The development of weaponry didn't happen in a vacuum, it was in response to battlefield conditions. People stuck with firearms and continued to improve them because they were effective against the defenses they encountered. So if you don't want certain types of weapons to advance, make them ineffective. The obvious solution is to have magic render bullets as harmless with trivial protective wardings, or something along those lines. Something where the magical protection is far easier than the mundane weapon it defeats.

This creates a new problem: why are people using ineffective weapons at all? At what point did magical protections become common in warfare? That's the point where you'd see mundane weapon development stall out. So think about when this happens, and why. What changed to make magical protection commonplace? And how do armies defeat it? Probably with magical weapons of some kind.

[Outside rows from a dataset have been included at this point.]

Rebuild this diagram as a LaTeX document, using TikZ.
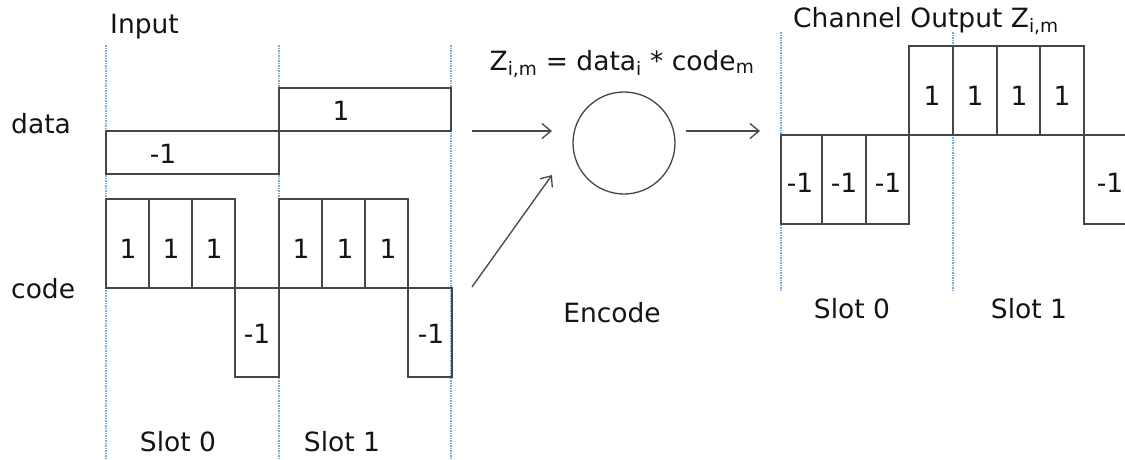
\documentclass[tikz,border=0pt]{standalone}
\usepackage{fontspec}
\setmainfont{DejaVu Sans}
\usetikzlibrary{arrows.meta}
\definecolor{wave}{RGB}{70,70,70}
\definecolor{slotline}{RGB}{120,172,222}
\definecolor{ink}{RGB}{20,20,20}
\tikzset{
  wavebox/.style={draw=wave, line width=1.3pt},
  slotsep/.style={draw=slotline, line width=1.3pt, dash pattern=on 1.5pt off 1pt},
  lbl/.style={anchor=base, inner sep=0pt, text=ink, font=\fontsize{26.5}{30}\selectfont},
  lblw/.style={lbl, anchor=base west},
  conn/.style={draw=wave, line width=1.3pt, -{Straight Barb[length=9pt,width=15pt,line width=1.3pt]}},
}
\begin{document}
\begin{tikzpicture}[x=1pt,y=-1pt]
\path[use as bounding box] (0,0) rectangle (1125,459);
\begin{scope}
\clip (0,0) rectangle (1125,459);
% slot separators (input)
\draw[slotsep] (106,45) -- (106,459);
\draw[slotsep] (279,45) -- (279,459);
\draw[slotsep] (451,45) -- (451,459);
% slot separators (output)
\draw[slotsep] (781,32) -- (781,290);
\draw[slotsep] (953,32) -- (953,290);

% titles
\node[lblw] (tin) at (110,33) {Input};
\node[lblw] (tdata) at (11,133) {data};
\node[lblw] (tcode) at (11,298) {code};

% data waveform
\draw[wavebox] (106,131) rectangle (279,174);
\draw[wavebox] (279,88) rectangle (451,131);
\node[lbl] (d0) at (163,163) {-1};
\node[lbl] (d1) at (341,120) {1};

% code waveform
\foreach \x in {106,279}{
  \draw[wavebox] (\x,199) rectangle ++(43,89);
  \draw[wavebox] (\x+43,199) rectangle ++(43,89);
  \draw[wavebox] (\x+86,199) rectangle ++(43,89);
  \draw[wavebox] (\x+129,288) rectangle ++(44,89);
}
\draw[wavebox] (106,288) -- (452,288);
\foreach \x/\n in {128/c1,171/c2,214/c3,301/c5,345/c6,388/c7}{
  \node[lbl] (\n) at (\x,258) {1};
}
\node[lbl] (c4) at (257,343) {-1};
\node[lbl] (c8) at (431,343) {-1};

\node[lbl] (s0) at (178,451) {Slot 0};
\node[lbl] (s1) at (342,451) {Slot 1};

% encoder
\node[lbl] (formula) at (622,70) {Z\textsubscript{i,m} = data\textsubscript{i} * code\textsubscript{m}};
\node[draw=wave, line width=1.3pt, circle, minimum size=102pt, inner sep=0pt] (enc) at (624,143) {};
\node[lbl] (tenc) at (612,322) {Encode};
\coordinate (a1s) at (472,131);
\coordinate (a1e) at (552,131);
\coordinate (a2s) at (472,287);
\coordinate (a2e) at (552,175);
\coordinate (a3s) at (686,131);
\coordinate (a3e) at (760,131);
\draw[conn] (a1s) -- (a1e);
\draw[conn] (a2s) -- (a2e);
\draw[conn] (a3s) -- (a3e);

% channel output
\node[lblw] (tout) at (793,27) {Channel Output Z\textsubscript{i,m}};
\foreach \a/\b in {781/822,822/866,866/909}{
  \draw[wavebox] (\a,135) rectangle (\b,224);
}
\foreach \a/\b in {909/953,953/997,997/1040,1040/1084}{
  \draw[wavebox] (\a,46) rectangle (\b,135);
}
\draw[wavebox] (1084,135) rectangle (1140,224);
\foreach \x/\n in {800/o1,844/o2,888/o3,1110/o8}{
  \node[lbl] (\n) at (\x,192) {-1};
}
\foreach \x/\n in {932/o4,975/o5,1019/o6,1062/o7}{
  \node[lbl] (\n) at (\x,105) {1};
}
\node[lbl] (os0) at (852,318) {Slot 0};
\node[lbl] (os1) at (1029,318) {Slot 1};
\end{scope}
\end{tikzpicture}
\end{document}
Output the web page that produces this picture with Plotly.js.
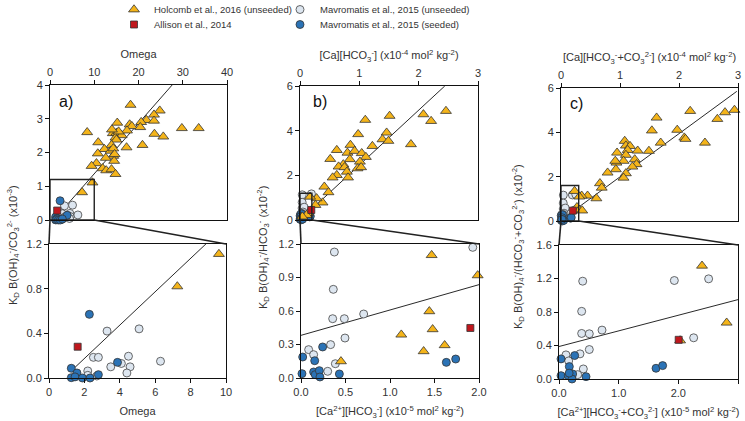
<!DOCTYPE html>
<html>
<head>
<meta charset="utf-8">
<script src="https://cdn.plot.ly/plotly-3.0.1.min.js"></script>
<style>
  html, body { margin: 0; padding: 0; background: #fff; }
  #chart { width: 745px; height: 421px; }
</style>
</head>
<body>
<div id="chart"></div>
<script>
// ---- a) Omega panel (same units top and bottom) ----
let holA_x = [18.2,24.8,23.5,21.8,23.5,20.6,15.2,18.0,18.5,20.4,29.8,33.6,8.4,14.2,15.0,16.2,17.4,14.8,23.6,25.6,15.0,10.9,13.9,17.3,20.9,12.3,13.7,14.3,10.8,14.3,12.6,14.5,10.5,14.6,9.4,11.9,12.7,13.9,14.8,15.5,14.0,9.6,7.25];
let holA_y = [3.41,3.24,3.12,2.96,2.94,2.90,2.88,2.83,2.78,2.75,2.72,2.72,2.60,2.57,2.58,2.51,2.65,2.44,2.55,2.47,2.38,2.30,2.22,2.15,2.22,2.10,2.05,2.12,1.97,1.90,1.84,1.75,1.68,1.95,1.60,1.53,1.47,1.50,1.36,2.62,2.68,1.11,0.82];
let mavUnA_x = [3.28,5.09,2.51,2.79,4.49,3.49,4.09,4.58,4.40,6.30,2.19,2.19,2.70];
let mavUnA_y = [0.42,0.44,0.185,0.185,0.195,0.10,0.13,0.10,0.045,0.15,0.063,0.024,0.018];
let mavSeA_x = [2.28,3.87,1.26,1.58,1.26,1.47,1.89,2.32,2.79];
let mavSeA_y = [0.57,0.14,0.087,0.045,0.003,0.01,0.0,0.0,0.03];
let allA_x = [1.62];
let allA_y = [0.28];
let fitA_x = [1.3, 27.6];
let fitA_y = [0.07, 4.0];

// ---- b) [Ca][HCO3-] panel: top x10^-4, bottom x10^-5 ----
let holB_x = [2.46,2.08,2.21,1.51,1.10,1.46,0.98,1.39,1.49,1.87,1.22,0.62,0.85,0.80,0.92,1.04,1.11,0.84,0.51,1.01,0.73,0.65,0.75,0.97,1.03,0.79,0.62,0.81,0.55,0.41,0.48,0.38,0.28,0.17,0.26,0.14,0.11,0.04];
let holB_y = [4.88,4.73,4.43,4.66,4.48,3.91,3.84,3.61,3.54,3.39,3.31,3.13,3.36,3.01,3.09,2.99,2.82,2.72,2.73,2.61,2.49,2.39,2.36,2.31,2.36,2.16,2.01,1.90,1.90,1.49,1.24,0.78,0.97,1.04,0.67,0.30,0.22,0.15];
let holBz_x = [0.449,1.468,1.985,1.442,1.479,1.127,1.378,1.614];
let holBz_y = [0.149,1.10,0.919,0.597,0.436,0.388,0.239,0.293];
let mavUnB_x = [0.375,0.363,0.356,0.487,0.704,0.494,0.333,0.086,0.142,0.386,0.30,1.93];
let mavUnB_y = [1.128,0.794,0.531,0.531,0.573,0.358,0.299,0.254,0.209,0.128,0.06,1.17];
let mavSeB_x = [0.019,0.243,0.154,0.011,0.142,0.16,0.206,0.213,0.431,1.633,1.738];
let mavSeB_y = [0.188,0.278,0.155,0.039,0.054,0.03,0.066,0.009,0.036,0.140,0.170];
let allB_x = [1.903];
let allB_y = [0.448];
let fitB_x = [0, 2.44];
let fitB_y = [0, 6.0];
let fitBz_x = [0, 2];
let fitBz_y = [0.382, 0.836];

// ---- c) [Ca][HCO3- + CO3 2-] panel ----
let holC_x = [2.94,2.78,2.65,2.19,1.62,1.54,1.97,2.09,2.11,2.44,1.69,1.49,1.08,1.10,1.17,1.13,1.30,0.95,1.10,1.25,1.06,0.94,0.92,1.28,1.21,0.93,0.79,1.10,1.06,0.66,0.69,0.60,0.45,0.35,0.23,0.31,0.27,0.31,0.36];
let holC_y = [5.01,4.90,4.60,4.96,4.66,4.08,4.11,3.76,3.70,3.53,3.53,3.16,3.61,3.40,3.38,3.20,3.17,3.08,2.98,2.78,2.71,2.63,2.71,2.56,2.45,2.33,2.18,2.15,1.95,1.70,1.50,1.02,1.14,1.14,1.35,1.10,0.62,0.50,0.47];
let holCz_x = [2.397,2.81,2.03];
let holCz_y = [1.352,0.672,0.46];
let mavUnC_x = [0.397,0.380,0.380,0.508,0.721,0.508,0.352,0.117,0.162,0.408,0.313,1.933,2.508,2.257];
let mavUnC_y = [1.168,0.808,0.544,0.54,0.584,0.352,0.30,0.288,0.216,0.12,0.052,1.176,1.196,0.492];
let mavSeC_x = [0.034,0.263,0.173,0.034,0.156,0.229,0.218,0.453,1.626,1.737,0.17];
let mavSeC_y = [0.24,0.28,0.148,0.04,0.04,0.06,0.0,0.028,0.128,0.16,0.07];
let allC_x = [2.006];
let allC_y = [0.468];
let fitC_x = [0.04, 2.98];
let fitC_y = [0.12, 5.85];
let fitCz_x = [0, 3];
let fitCz_y = [0.388, 0.948];

const W = 745, H = 421;
function px(x){ return x / W; }
function py(y){ return 1 - y / H; }
// bottom plots are in x10^-5, top plots in x10^-4
function toTop(arr){ return arr.map(v => v / 10); }

const FONT = 'Liberation Sans, Arial, sans-serif';
const TXT = '#333333';

let tri = {symbol: 'triangle-up', size: 9.5, color: '#F4B41A', line: {color: '#333', width: 0.8}};
let sq  = {symbol: 'square', size: 7, color: '#C0171D', line: {color: '#333', width: 0.8}};
let lc  = {symbol: 'circle', size: 8, color: '#DDE6F0', line: {color: '#444', width: 0.8}};
let bc  = {symbol: 'circle', size: 8, color: '#2B73B6', line: {color: '#333', width: 0.8}};

function pts(name, x, y, n, mk, leg){
    return {type: 'scatter', mode: 'markers', name: name, x: x, y: y,
        xaxis: 'x' + (n > 1 ? n : ''), yaxis: 'y' + (n > 1 ? n : ''),
        marker: mk, cliponaxis: false, hoverinfo: 'x+y',
        showlegend: !!leg, legend: leg || 'legend'};
}
function fit(x, y, n){
    return {type: 'scatter', mode: 'lines', x: x, y: y, showlegend: false,
        xaxis: 'x' + (n > 1 ? n : ''), yaxis: 'y' + (n > 1 ? n : ''),
        line: {color: '#111', width: 0.9}, hoverinfo: 'skip'};
}

const nHol = 'Holcomb et al., 2016 (unseeded)';
const nAll = 'Allison et al., 2014';
const nUn = 'Mavromatis et al., 2015 (unseeded)';
const nSe = 'Mavromatis et al., 2015 (seeded)';

let data = [
    // a top
    fit(fitA_x, fitA_y, 1),
    pts(nUn, mavUnA_x, mavUnA_y, 1, lc, 'legend2'),
    pts(nSe, mavSeA_x, mavSeA_y, 1, bc, 'legend4'),
    pts(nHol, holA_x, holA_y, 1, tri, 'legend'),
    pts(nAll, allA_x, allA_y, 1, sq, 'legend3'),
    // a bottom
    fit(fitA_x, fitA_y, 2),
    pts(nUn, mavUnA_x, mavUnA_y, 2, lc),
    pts(nSe, mavSeA_x, mavSeA_y, 2, bc),
    pts(nHol, holA_x, holA_y, 2, tri),
    pts(nAll, allA_x, allA_y, 2, sq),
    // b top
    fit(fitB_x, fitB_y, 3),
    pts(nUn, toTop(mavUnB_x), mavUnB_y, 3, lc),
    pts(nSe, toTop(mavSeB_x), mavSeB_y, 3, bc),
    pts(nHol, holB_x, holB_y, 3, tri),
    pts(nAll, toTop(allB_x), allB_y, 3, sq),
    // b bottom
    fit(fitBz_x, fitBz_y, 4),
    pts(nUn, mavUnB_x, mavUnB_y, 4, lc),
    pts(nSe, mavSeB_x, mavSeB_y, 4, bc),
    pts(nHol, holBz_x, holBz_y, 4, tri),
    pts(nAll, allB_x, allB_y, 4, sq),
    // c top
    fit(fitC_x, fitC_y, 5),
    pts(nUn, toTop(mavUnC_x), mavUnC_y, 5, lc),
    pts(nSe, toTop(mavSeC_x), mavSeC_y, 5, bc),
    pts(nHol, holC_x, holC_y, 5, tri),
    pts(nAll, toTop(allC_x), allC_y, 5, sq),
    // c bottom
    fit(fitCz_x, fitCz_y, 6),
    pts(nUn, mavUnC_x, mavUnC_y, 6, lc),
    pts(nSe, mavSeC_x, mavSeC_y, 6, bc),
    pts(nHol, holCz_x, holCz_y, 6, tri),
    pts(nAll, allC_x, allC_y, 6, sq)
];

function ax(domain, range, dtick, anchor, extra){
    let a = {domain: domain, range: range, dtick: dtick, tick0: 0, anchor: anchor,
        showgrid: false, zeroline: false, showline: true, mirror: true,
        linecolor: '#111', linewidth: 1, ticks: 'outside', ticklen: 4,
        tickcolor: '#111', tickfont: {family: FONT, size: 11, color: TXT},
        fixedrange: true, automargin: false};
    return Object.assign(a, extra || {});
}
function ttl(text, standoff){
    return {text: text, font: {family: FONT, size: 11, color: TXT}, standoff: standoff};
}

const xa1 = [px(50), px(227)],  ya1 = [py(220), py(85)];
const xa2 = [px(49), px(226)],  ya2 = [py(378), py(244)];
const xa3 = [px(300), px(478)], ya3 = [py(220), py(86)];
const xa4 = [px(301), px(479)], ya4 = [py(378), py(244)];
const xa5 = [px(561), px(738)], ya5 = [py(221), py(88)];
const xa6 = [px(559), px(738)], ya6 = [py(379), py(245)];

const topB = '[Ca][HCO<sub>3</sub><sup>-</sup>] (x10<sup>-4</sup> mol<sup>2</sup> kg<sup>-2</sup>)';
const topC = '[Ca][HCO<sub>3</sub><sup>-</sup>+CO<sub>3</sub><sup>2-</sup>] (x10<sup>-4</sup> mol<sup>2</sup> kg<sup>-2</sup>)';
const botB = '[Ca<sup>2+</sup>][HCO<sub>3</sub><sup>-</sup>] (x10<sup>-5</sup> mol<sup>2</sup> kg<sup>-2</sup>)';
const botC = '[Ca<sup>2+</sup>][HCO<sub>3</sub><sup>-</sup>+CO<sub>3</sub><sup>2-</sup>] (x10<sup>-5</sup> mol<sup>2</sup> kg<sup>-2</sup>)';

function connectors(xt, yt, xb, yb, frac){
    let xr = xt[0] + frac * (xt[1] - xt[0]);
    let l = {color: '#222', width: 1.6};
    return [
        {type: 'line', xref: 'paper', yref: 'paper', x0: xt[0], y0: yt[0], x1: xb[0], y1: yb[1], line: l},
        {type: 'line', xref: 'paper', yref: 'paper', x0: xr, y0: yt[0], x1: xb[1], y1: yb[1], line: l}
    ];
}
let boxLine = {color: '#222', width: 1.4};

let yTitleA = 'K<sub>D</sub> B(OH)<sub>4</sub><sup>-</sup>/CO<sub>3</sub><sup>2-</sup> (x10<sup>-3</sup>)';
let yTitleB = 'K<sub>D</sub> B(OH)<sub>4</sub><sup>-</sup>/HCO<sub>3</sub><sup>-</sup> (x10<sup>-2</sup>)';
let yTitleC = 'K<sub>D</sub> B(OH)<sub>4</sub><sup>-</sup>/(HCO<sub>3</sub><sup>-</sup>+CO<sub>3</sub><sup>2-</sup>) (x10<sup>-2</sup>)';

function yAnn(text, x, y){
    return {text: text, xref: 'paper', yref: 'paper', x: px(x), y: py(y), textangle: -90,
        showarrow: false, xanchor: 'center', yanchor: 'middle',
        font: {family: FONT, size: 11, color: TXT}};
}
function panelAnn(text, x, y){
    return {text: text, xref: 'paper', yref: 'paper', x: px(x), y: py(y),
        showarrow: false, xanchor: 'left', yanchor: 'middle',
        font: {family: FONT, size: 16, color: '#111'}};
}

let legFont = {family: 'Liberation Sans Narrow, Arial Narrow, Liberation Sans, sans-serif', size: 9.5, color: TXT};
function leg(x, y){
    return {x: px(x), y: py(y), xanchor: 'left', yanchor: 'top', orientation: 'v',
        font: legFont, bgcolor: 'rgba(0,0,0,0)', borderwidth: 0};
}

var layout = {
    width: W, height: H,
    margin: {l: 0, r: 0, t: 0, b: 0, pad: 0, autoexpand: false},
    paper_bgcolor: '#fff', plot_bgcolor: '#fff',
    font: {family: FONT, size: 11, color: TXT},
    showlegend: true,
    legend:  leg(114, -5),
    legend3: leg(114, 10),
    legend2: leg(280, -5),
    legend4: leg(280, 10),
    xaxis:  ax(xa1, [0, 40], 10, 'y',  {side: 'top', title: ttl('Omega', 4)}),
    yaxis:  ax(ya1, [0, 4], 1, 'x'),
    xaxis2: ax(xa2, [0, 10], 2, 'y2', {title: ttl('Omega', 10)}),
    yaxis2: ax(ya2, [0, 1.2], 0.4, 'x2', {tickformat: '.1f'}),
    xaxis3: ax(xa3, [0, 3], 1, 'y3', {side: 'top', title: ttl(topB, 4)}),
    yaxis3: ax(ya3, [0, 6], 2, 'x3'),
    xaxis4: ax(xa4, [0, 2], 0.5, 'y4', {tickformat: '.1f', title: ttl(botB, 10)}),
    yaxis4: ax(ya4, [0, 1.2], 0.3, 'x4', {tickformat: '.1f'}),
    xaxis5: ax(xa5, [0, 3], 1, 'y5', {side: 'top', title: ttl(topC, 4)}),
    yaxis5: ax(ya5, [0, 6], 2, 'x5'),
    xaxis6: ax(xa6, [0, 3], 1, 'y6', {tickformat: '.1f', title: ttl(botC, 10)}),
    yaxis6: ax(ya6, [0, 1.6], 0.4, 'x6', {tickformat: '.1f'}),
    shapes: [
        {type: 'rect', xref: 'x',  yref: 'y',  x0: 0, x1: 10,  y0: 0, y1: 1.2, line: boxLine},
        {type: 'rect', xref: 'x3', yref: 'y3', x0: 0, x1: 0.2, y0: 0, y1: 1.2, line: boxLine},
        {type: 'rect', xref: 'x5', yref: 'y5', x0: 0, x1: 0.3, y0: 0, y1: 1.6, line: boxLine}
    ].concat(connectors(xa1, ya1, xa2, ya2, 10 / 40))
     .concat(connectors(xa3, ya3, xa4, ya4, 0.2 / 3))
     .concat(connectors(xa5, ya5, xa6, ya6, 0.3 / 3)),
    annotations: [
        yAnn(yTitleA, 13, 245),
        yAnn(yTitleB, 263, 248),
        yAnn(yTitleC, 518, 247),
        panelAnn('a)', 57, 101),
        panelAnn('b)', 311, 101),
        panelAnn('c)', 568, 103)
    ]
};

Plotly.newPlot('chart', data, layout, {displayModeBar: false, staticPlot: true});
</script>
</body>
</html>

So your task is to think about how this society uses magic to wage war, and to devise reasons for why building more advanced machines never seemed like a feasible or worthwhile idea to get the edge over the enemy. I think for this to be the case magical solutions have to be cheaper, easier to use, and more readily available than the means to mass produce machines, as well as more effective.

This should be your guiding principle when thinking about how magic is used if you want it to essentially replace the development of modern technology. It should be accessible to people at all levels of society and be fundamentally superior to the technology it replaces. If technology is easier for a majority of people to access and can defeat magic, nobody would use magic, especially in war.